# Homework Help: Hund's rule

1. Mar 17, 2012

### fluidistic

1. The problem statement, all variables and given/known data
Using Hund's rule, find the fundamental term of an atom whose last incomplete subshell contains 3 electrons d. Do the same with 4 electrons p.

2. Relevant equations
The 3 Hund's rules.

3. The attempt at a solution
By fundamental term I'm guessing they mean the ground state term.
Despite knowing Hund's rules, I don't know how I can start the problem without having the term symbols of the atom(s).
I somehow made an attempt, for the 3 electrons d.
Since the subshell is d, it means each electrons will have the quantum numbers $l=2$. So that $L=6$. Also, since there are 3 electrons, $S=3/2$. Thus J goes from $L-S=9/2$ to $L+S=15/2$.
That d shell is half filled so that J will equal to $9/2$ for the ground state.
L could in principle for 6 (but in practice no?!), this would make my answer as $^{16}H_{9/2}$. Which is -I'm 100% sure-, totally wrong.
What I don't understand is that L seems to go from 0 to 6 as if one adds the $m_l$ 's of the 3 electrons instead of the $3 l$'s.
Any help is appreciated.

2. Mar 19, 2012

### Jolb

By Hund's zeroth rule, all the other shells are filled, so they contribute nothing to spin or angular momentum.

There are 5 d orbitals and 3 p orbitals. Hund's first rule is that they have the maximum spin allowed for these shells following the exclusion principle. Hence, for d3, s=3/2, and for p4, the spin is 1/2+1/2+1/2-1/2 = 1.

Hund's second rule is that L is the maximum for given S in each shell. d's separate orbitals have L = 2, 1, 0, -1, -2, while p's are 1, 0, -1. Using what we found in the last step, d3 has L = 2+1+0 = 3, and P4 has 1+0+-1+1 = 1.

Hund's third rule is that J = L+S for more-than-half filled shells, and J=|L-S| for less-than-half filled shells. (notice that both equations give the same answer for exactly half-filled shells). Hence for d3, J = |3/2-3|=3/2, and for p4, J=1+1=2.

In the "Hieroglyphic" notation, these would be:

d3 = 4F3/2
p4 = 3P2

Edit: in retrospect, it seems like the source of your confusion is that there are actually 4 Hund's rules! The zeroth rule is crucial and allows you to neglect everything besides the outermost shells. Also, remember the exclusion principle: there can only be two electrons per orbital, and if there are two, their spins must be antiparallel.

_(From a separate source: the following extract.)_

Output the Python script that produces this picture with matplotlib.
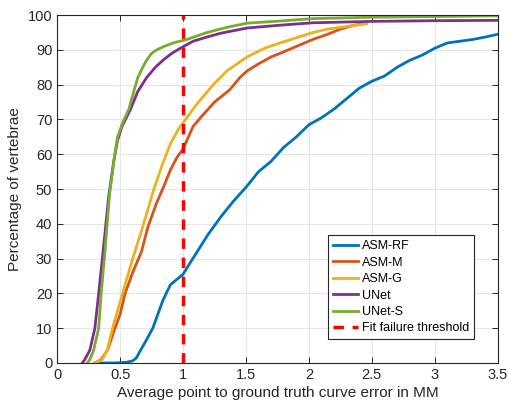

Edit 2: corrections are in bold. Now it should make sense.

Last edited: Mar 19, 2012
3. Mar 19, 2012

### fluidistic

Thank you, I was not expecting a full and detailed answer (in fact the rules of the forum forbids this!) but I have nothing else to say than a big thank you, that helped me to understand a lot. I'm lacking books on this topic.
I've carefully been through your sentences and I've a small doubt.
Why did you consider that for the d³ electrons the shell was more than half filled and for the p⁴ electrons it was less than half filled? Except this point, I understood everything you made, thanks to your comments.

4. Mar 19, 2012

### Jolb

I think trying to answer your question without giving the full answer would be much more trouble--the best way I could possibly explain this would be by working an example for you, and this is actually a much better example problem than I could think of easily. Plus, a good example would include both a more-than-half-filled example and a less-than-half-filled example, like this one. Hund's rules are one of the most heuristic things you learn in QM--I personally have never heard a satisfactory theoretical discussion of them. So please forgive me, Gods of PF.

Oops, I think I made a typo above. I had "more" and "less" reversed.
Anyway, p shells have 3 orbitals. Two electrons can inhabit each orbital. Thus there can be at most 6 electrons in a P orbital. 4>6/2. So p4 is MORE than half filled, so you use J=L+S

I'll go back and find my typo so the post makes sense.

Last edited: Mar 19, 2012
5. Mar 19, 2012

### fluidistic

Thank you for everything. You left everything as clear as possible to me.